El mismo
hombre que nos preguntaba por qué los cubanos contábamos casi siempre la
historia de nuestro país a partir de la llegada de los españoles a la Isla, obviando la huella aborigen, confesó a
todos pocos días después que sus hijos estaban absortos con las redes sociales.
“Casi no puedo hablar con ellos, llegan a casa y van directo para el ordenador”, dijo algo triste.
“Casi no puedo hablar con ellos, llegan a casa y van directo para el ordenador”, dijo algo triste.
Aquel docente
de la Universidad de Guayaquil, Ecuador, estaba algo
resentido con esos inventos ultramodernos; aún así, los más jóvenes del círculo
de comunicadores que por entonces coincidíamos en La Habana, se arriesgaron a darle lo que entendieron
como la solución ideal: hablar con sus párvulos a través de las redes sociales.

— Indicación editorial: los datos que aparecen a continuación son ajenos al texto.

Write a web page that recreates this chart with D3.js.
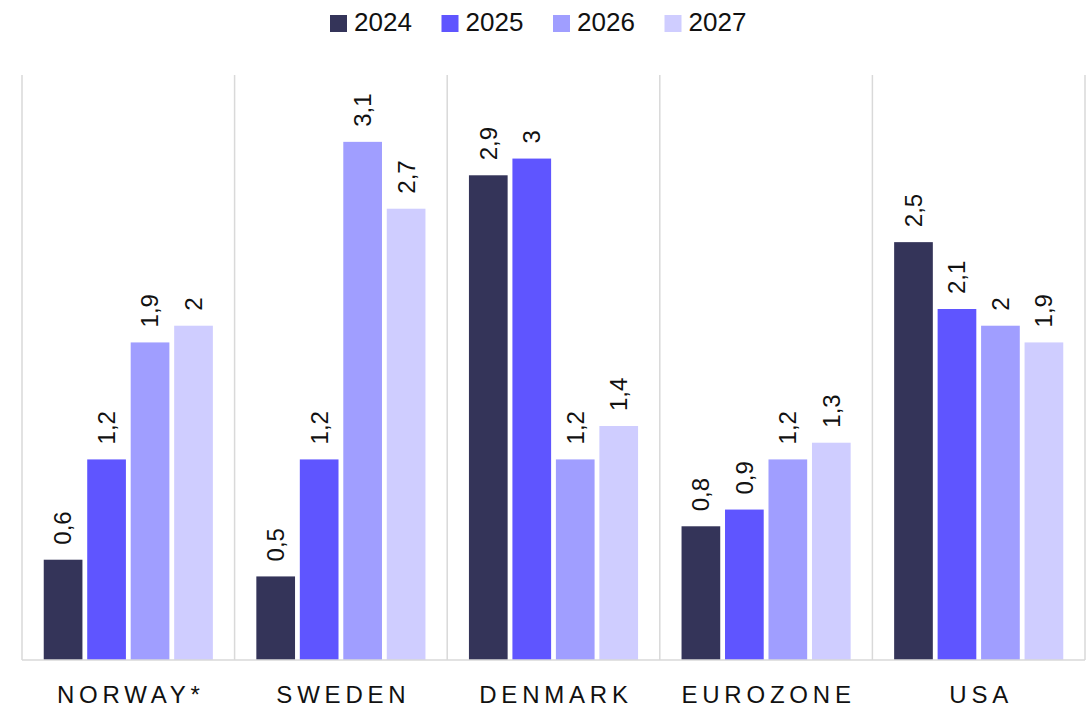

Sacar su perfil de Facebook y activar el chat cuando los viera conectados.
El “profe” sonrió,
agradeció el consejo y dijo que lo intentaría; pero sus ojos lo delataban: no
estaba del todo convencido, al parecer sentía añoranza del tiempo cuando
sentaba a sus pequeños en las piernas, les contaba historias y preguntaba cómo
le había ido en la escuela, así frente a frente, sintiendo sus olores, su
sudor, acariciándoles el pelo, sin una pantalla fría de por medio.